── Material provided

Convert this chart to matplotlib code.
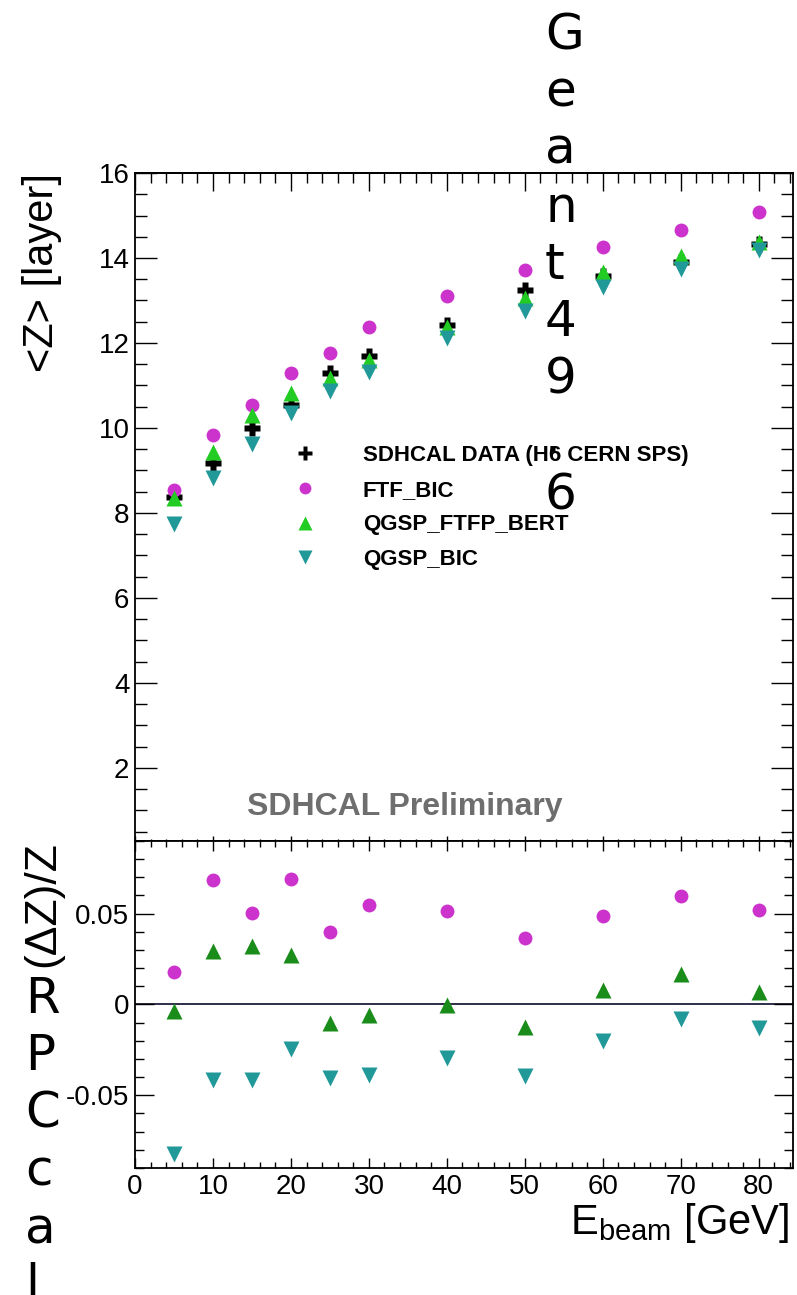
import matplotlib
matplotlib.use("Agg")
import matplotlib.pyplot as plt
from matplotlib.ticker import MultipleLocator, FixedLocator, FuncFormatter, NullFormatter

# beam energies (GeV)
energy = [5, 10, 15, 20, 25, 30, 40, 50, 60, 70, 80]

# mean shower position <Z> in layers
z_data = [8.38, 9.18, 10.00, 10.54, 11.29, 11.69, 12.42, 13.25, 13.58, 13.90, 14.33]
z_ftf_bic = [8.54, 9.84, 10.54, 11.29, 11.76, 12.38, 13.10, 13.72, 14.26, 14.66, 15.08]
z_qgsp_ftfp_bert = [8.36, 9.44, 10.31, 10.82, 11.18, 11.60, 12.38, 13.06, 13.67, 14.05, 14.38]
z_qgsp_bic = [7.74, 8.82, 9.62, 10.35, 10.87, 11.32, 12.12, 12.75, 13.32, 13.74, 14.19]

# relative difference (MC - data)/data
dz_ftf_bic = [0.0176, 0.0687, 0.0505, 0.0692, 0.0401, 0.0550, 0.0516, 0.0368, 0.0489, 0.0599, 0.0522]
dz_qgsp_ftfp_bert = [-0.0038, 0.0297, 0.0320, 0.0270, -0.0104, -0.0060, -0.0005, -0.0126, 0.0077, 0.0165, 0.0066]
dz_qgsp_bic = [-0.0824, -0.0418, -0.0418, -0.0247, -0.0407, -0.0390, -0.0297, -0.0396, -0.0203, -0.0082, -0.0132]

labels = ["SDHCAL DATA (H6 CERN SPS)", "FTF_BIC", "QGSP_FTFP_BERT", "QGSP_BIC"]
ztick_vals = [2, 4, 6, 8, 10, 12, 14, 16]
rtick_vals = [-0.05, 0, 0.05]

magenta = "#cc33cc"
green = "#22cc22"
dkgreen = "#1a8c1a"
teal = "#229999"

plt.rcParams['font.family'] = ['Liberation Sans', 'DejaVu Sans']
plt.rcParams['axes.unicode_minus'] = False
plt.rcParams['axes.linewidth'] = 1.3

fig = plt.figure(figsize=(7.97, 12.95), dpi=100)
ax = fig.add_axes([0.1694, 0.3506, 0.8256, 0.5158])
axr = fig.add_axes([0.1694, 0.0981, 0.8256, 0.2525])

# ---- upper panel
ax.plot(energy, z_data, ls='none', marker='P', ms=11.5, color='black', mec='none', label=labels[0])
ax.plot(energy, z_ftf_bic, ls='none', marker='o', ms=10, color=magenta, mec='none', label=labels[1])
ax.plot(energy, z_qgsp_ftfp_bert, ls='none', marker='^', ms=11.5, color=green, mec='none', label=labels[2])
ax.plot(energy, z_qgsp_bic, ls='none', marker='v', ms=11.5, color=teal, mec='none', label=labels[3])

ax.set_xlim(0, 84.4)
ax.set_ylim(0.28, 16)
ax.xaxis.set_major_locator(MultipleLocator(10))
ax.xaxis.set_minor_locator(MultipleLocator(2))
ax.xaxis.set_major_formatter(NullFormatter())
ax.yaxis.set_major_locator(FixedLocator(ztick_vals))
ax.yaxis.set_minor_locator(MultipleLocator(0.5))
ax.tick_params(axis='y', which='major', direction='in', length=15.5, width=1, left=True, right=True, labelsize=20, pad=4)
ax.tick_params(axis='y', which='minor', direction='in', length=8.5, width=1, left=True, right=True)
ax.tick_params(axis='x', which='major', direction='in', length=3.6, width=1, top=False)
ax.tick_params(axis='x', which='minor', direction='in', length=1.5, width=1, top=False)

sec = ax.secondary_xaxis('top')
sec.xaxis.set_major_locator(MultipleLocator(10))
sec.xaxis.set_minor_locator(MultipleLocator(2))
sec.xaxis.set_major_formatter(NullFormatter())
sec.tick_params(which='major', direction='in', length=13, width=1)
sec.tick_params(which='minor', direction='in', length=7, width=1)
sec.spines['top'].set_linewidth(1.3)

ax.set_ylabel("<Z> [layer]", fontsize=30, loc='top')
ax.yaxis.set_label_coords(-0.111, 1.0)

ax.text(0.170, 0.051, "SDHCAL Preliminary", transform=ax.transAxes, fontsize=23,
        fontweight='bold', color='#6e6e6e', va='center', ha='left')

leg = ax.legend(loc='upper left', bbox_to_anchor=(0.194, 0.623), frameon=False,
                prop={'family': 'Liberation Sans', 'weight': 'bold', 'size': 16},
                markerscale=0.85, labelspacing=0.62, handlelength=2.0,
                handletextpad=1.6, borderpad=0.4)

# ---- lower panel (ratio)
axr.axhline(0, color='#1e1e3c', lw=1.3, zorder=1)
axr.plot(energy, dz_ftf_bic, ls='none', marker='o', ms=10, color=magenta, mec='none')
axr.plot(energy, dz_qgsp_ftfp_bert, ls='none', marker='^', ms=11.5, color=dkgreen, mec='none')
axr.plot(energy, dz_qgsp_bic, ls='none', marker='v', ms=11.5, color=teal, mec='none')

axr.set_xlim(0, 84.4)
axr.set_ylim(-0.09, 0.09)
axr.xaxis.set_major_locator(MultipleLocator(10))
axr.xaxis.set_minor_locator(MultipleLocator(2))
axr.yaxis.set_major_locator(FixedLocator(rtick_vals))
axr.yaxis.set_minor_locator(MultipleLocator(0.01))
axr.yaxis.set_major_formatter(FuncFormatter(lambda v, p: "%g" % round(v, 3)))
axr.tick_params(axis='x', which='major', direction='in', length=7.5, width=1, top=True, bottom=True, labelsize=20, pad=4)
axr.tick_params(axis='x', which='minor', direction='in', length=4, width=1, top=True, bottom=True)
axr.tick_params(axis='y', which='major', direction='in', length=13.5, width=1, left=True, right=True, labelsize=20, pad=4)
axr.tick_params(axis='y', which='minor', direction='in', length=6.5, width=1, left=True, right=True)

axr.set_ylabel("(\u0394Z)/Z", fontsize=32, loc='top')
axr.yaxis.set_label_coords(-0.109, 1.0)
axr.set_xlabel(r"$\mathregular{E_{beam}}$ [GeV]", fontsize=30, loc='right')
axr.xaxis.set_label_coords(0.995, -0.10)

# stray vertical labels
fig.text(545 / 797, 1 - 11 / 1295, "\n".join("Geant49.6"), fontsize=36, linespacing=1.25,
         family='DejaVu Sans', ha='left', va='top')
fig.text(25 / 797, 1 - 975 / 1295, "\n".join("RPCcal"), fontsize=36, linespacing=1.25,
         family='DejaVu Sans', ha='left', va='top')

fig.savefig("out.png", dpi=100)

────

# [Exercise task]
Return the material exactly as given, apart from the pictures.

# [Exercise answer]
Convert this chart to matplotlib code.
import matplotlib
matplotlib.use("Agg")
import matplotlib.pyplot as plt
from matplotlib.ticker import MultipleLocator, FixedLocator, FuncFormatter, NullFormatter

# beam energies (GeV)
energy = [5, 10, 15, 20, 25, 30, 40, 50, 60, 70, 80]

# mean shower position <Z> in layers
z_data = [8.38, 9.18, 10.00, 10.54, 11.29, 11.69, 12.42, 13.25, 13.58, 13.90, 14.33]
z_ftf_bic = [8.54, 9.84, 10.54, 11.29, 11.76, 12.38, 13.10, 13.72, 14.26, 14.66, 15.08]
z_qgsp_ftfp_bert = [8.36, 9.44, 10.31, 10.82, 11.18, 11.60, 12.38, 13.06, 13.67, 14.05, 14.38]
z_qgsp_bic = [7.74, 8.82, 9.62, 10.35, 10.87, 11.32, 12.12, 12.75, 13.32, 13.74, 14.19]

# relative difference (MC - data)/data
dz_ftf_bic = [0.0176, 0.0687, 0.0505, 0.0692, 0.0401, 0.0550, 0.0516, 0.0368, 0.0489, 0.0599, 0.0522]
dz_qgsp_ftfp_bert = [-0.0038, 0.0297, 0.0320, 0.0270, -0.0104, -0.0060, -0.0005, -0.0126, 0.0077, 0.0165, 0.0066]
dz_qgsp_bic = [-0.0824, -0.0418, -0.0418, -0.0247, -0.0407, -0.0390, -0.0297, -0.0396, -0.0203, -0.0082, -0.0132]

labels = ["SDHCAL DATA (H6 CERN SPS)", "FTF_BIC", "QGSP_FTFP_BERT", "QGSP_BIC"]
ztick_vals = [2, 4, 6, 8, 10, 12, 14, 16]
rtick_vals = [-0.05, 0, 0.05]

magenta = "#cc33cc"
green = "#22cc22"
dkgreen = "#1a8c1a"
teal = "#229999"

plt.rcParams['font.family'] = ['Liberation Sans', 'DejaVu Sans']
plt.rcParams['axes.unicode_minus'] = False
plt.rcParams['axes.linewidth'] = 1.3

fig = plt.figure(figsize=(7.97, 12.95), dpi=100)
ax = fig.add_axes([0.1694, 0.3506, 0.8256, 0.5158])
axr = fig.add_axes([0.1694, 0.0981, 0.8256, 0.2525])

# ---- upper panel
ax.plot(energy, z_data, ls='none', marker='P', ms=11.5, color='black', mec='none', label=labels[0])
ax.plot(energy, z_ftf_bic, ls='none', marker='o', ms=10, color=magenta, mec='none', label=labels[1])
ax.plot(energy, z_qgsp_ftfp_bert, ls='none', marker='^', ms=11.5, color=green, mec='none', label=labels[2])
ax.plot(energy, z_qgsp_bic, ls='none', marker='v', ms=11.5, color=teal, mec='none', label=labels[3])

ax.set_xlim(0, 84.4)
ax.set_ylim(0.28, 16)
ax.xaxis.set_major_locator(MultipleLocator(10))
ax.xaxis.set_minor_locator(MultipleLocator(2))
ax.xaxis.set_major_formatter(NullFormatter())
ax.yaxis.set_major_locator(FixedLocator(ztick_vals))
ax.yaxis.set_minor_locator(MultipleLocator(0.5))
ax.tick_params(axis='y', which='major', direction='in', length=15.5, width=1, left=True, right=True, labelsize=20, pad=4)
ax.tick_params(axis='y', which='minor', direction='in', length=8.5, width=1, left=True, right=True)
ax.tick_params(axis='x', which='major', direction='in', length=3.6, width=1, top=False)
ax.tick_params(axis='x', which='minor', direction='in', length=1.5, width=1, top=False)

sec = ax.secondary_xaxis('top')
sec.xaxis.set_major_locator(MultipleLocator(10))
sec.xaxis.set_minor_locator(MultipleLocator(2))
sec.xaxis.set_major_formatter(NullFormatter())
sec.tick_params(which='major', direction='in', length=13, width=1)
sec.tick_params(which='minor', direction='in', length=7, width=1)
sec.spines['top'].set_linewidth(1.3)

ax.set_ylabel("<Z> [layer]", fontsize=30, loc='top')
ax.yaxis.set_label_coords(-0.111, 1.0)

ax.text(0.170, 0.051, "SDHCAL Preliminary", transform=ax.transAxes, fontsize=23,
        fontweight='bold', color='#6e6e6e', va='center', ha='left')

leg = ax.legend(loc='upper left', bbox_to_anchor=(0.194, 0.623), frameon=False,
                prop={'family': 'Liberation Sans', 'weight': 'bold', 'size': 16},
                markerscale=0.85, labelspacing=0.62, handlelength=2.0,
                handletextpad=1.6, borderpad=0.4)

# ---- lower panel (ratio)
axr.axhline(0, color='#1e1e3c', lw=1.3, zorder=1)
axr.plot(energy, dz_ftf_bic, ls='none', marker='o', ms=10, color=magenta, mec='none')
axr.plot(energy, dz_qgsp_ftfp_bert, ls='none', marker='^', ms=11.5, color=dkgreen, mec='none')
axr.plot(energy, dz_qgsp_bic, ls='none', marker='v', ms=11.5, color=teal, mec='none')

axr.set_xlim(0, 84.4)
axr.set_ylim(-0.09, 0.09)
axr.xaxis.set_major_locator(MultipleLocator(10))
axr.xaxis.set_minor_locator(MultipleLocator(2))
axr.yaxis.set_major_locator(FixedLocator(rtick_vals))
axr.yaxis.set_minor_locator(MultipleLocator(0.01))
axr.yaxis.set_major_formatter(FuncFormatter(lambda v, p: "%g" % round(v, 3)))
axr.tick_params(axis='x', which='major', direction='in', length=7.5, width=1, top=True, bottom=True, labelsize=20, pad=4)
axr.tick_params(axis='x', which='minor', direction='in', length=4, width=1, top=True, bottom=True)
axr.tick_params(axis='y', which='major', direction='in', length=13.5, width=1, left=True, right=True, labelsize=20, pad=4)
axr.tick_params(axis='y', which='minor', direction='in', length=6.5, width=1, left=True, right=True)

axr.set_ylabel("(\u0394Z)/Z", fontsize=32, loc='top')
axr.yaxis.set_label_coords(-0.109, 1.0)
axr.set_xlabel(r"$\mathregular{E_{beam}}$ [GeV]", fontsize=30, loc='right')
axr.xaxis.set_label_coords(0.995, -0.10)

# stray vertical labels
fig.text(545 / 797, 1 - 11 / 1295, "\n".join("Geant49.6"), fontsize=36, linespacing=1.25,
         family='DejaVu Sans', ha='left', va='top')
fig.text(25 / 797, 1 - 975 / 1295, "\n".join("RPCcal"), fontsize=36, linespacing=1.25,
         family='DejaVu Sans', ha='left', va='top')

fig.savefig("out.png", dpi=100)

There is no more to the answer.